In Washington, White House press secretary Jen Psaki on Thursday deplored the moves against Ekho Moskvy and Dozhd as “a full assault on media freedom and the truth” by the Kremlin.

Russian officials have demanded that media in Russia cover the invasion of Ukraine in strict accordance with the official line and have quickly pounced on media that described Russia’s attack on Ukraine as an “invasion” or “a war” and carried statements from the Ukrainian side.

The tough action against the few remaining independent media in Russia comes amid a growing antiwar sentiment in the country, despite a fierce crackdown on protests.

Protests against the invasion of Ukraine have cropped up across Russia for four days while over 1.1 million people signed an online petition demanding an end to the war.

Police quickly moved to break down anti-war protests, detaining over 8,000 participants since the invasion began, according to OVD-Info, a rights group tracking political arrests.

In an effort to stifle critical voices, Russian authorities also have restricted access to Facebook and Twitter, which have played an important role in amplifying dissent.

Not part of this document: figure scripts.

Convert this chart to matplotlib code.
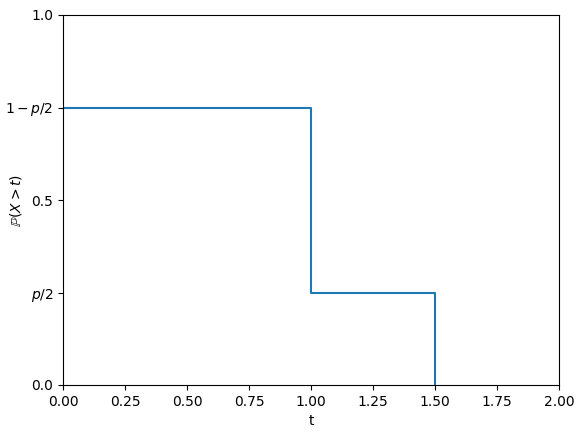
import numpy as np
import matplotlib.pyplot as plt

# step function values
t_vals = [0.0, 1.0, 1.0, 1.5, 1.5]
p_vals = [0.75, 0.75, 0.25, 0.25, 0.0]

ytick_pos = [0.0, 0.25, 0.5, 0.75, 1.0]
ytick_lab = ['0.0', '$p/2$', '0.5', '$1-p/2$', '1.0']

fig = plt.figure(figsize=(5.84, 4.38), dpi=100)
ax = fig.add_axes([63/584, 1 - 385/438, 496/584, 370/438])
ax.plot(t_vals, p_vals, color='#1f77b4')
ax.set_xlim(0, 2)
ax.set_ylim(0, 1)
ax.set_yticks(ytick_pos)
ax.set_yticklabels(ytick_lab)
ax.set_xlabel('t')
ax.set_ylabel(r'$\mathbb{P}(X > t)$')
ax.yaxis.set_label_coords(-0.079, 0.5)

plt.savefig('out.png', dpi=100)
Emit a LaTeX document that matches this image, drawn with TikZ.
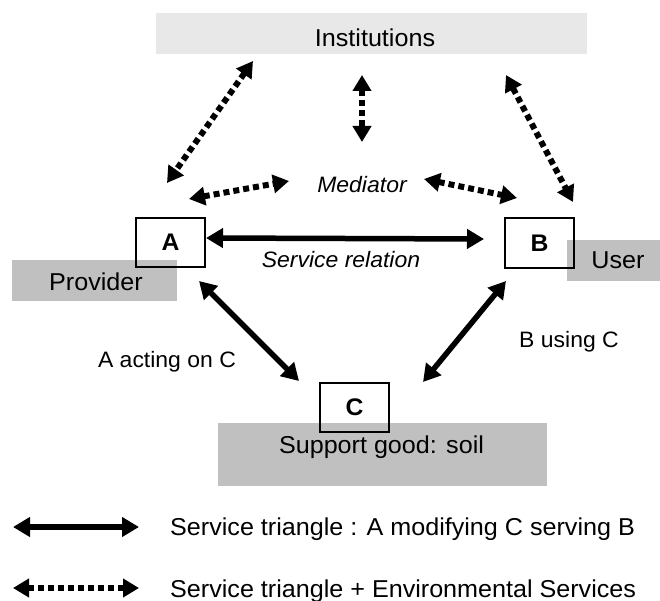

Speaking at a briefing, Psaki said the U.S. was “deeply concerned” about the crackdown on protests and the latest moves against the independent media. She noted proposals by some Russian lawmakers to make spreading critical information on Russia’s invasion of Ukraine punishable by up to 15 years in prison.

“What they are trying to do is block any information about what they are doing to invade a sovereign country, and they’re taking severe steps to do exactly that,” she said.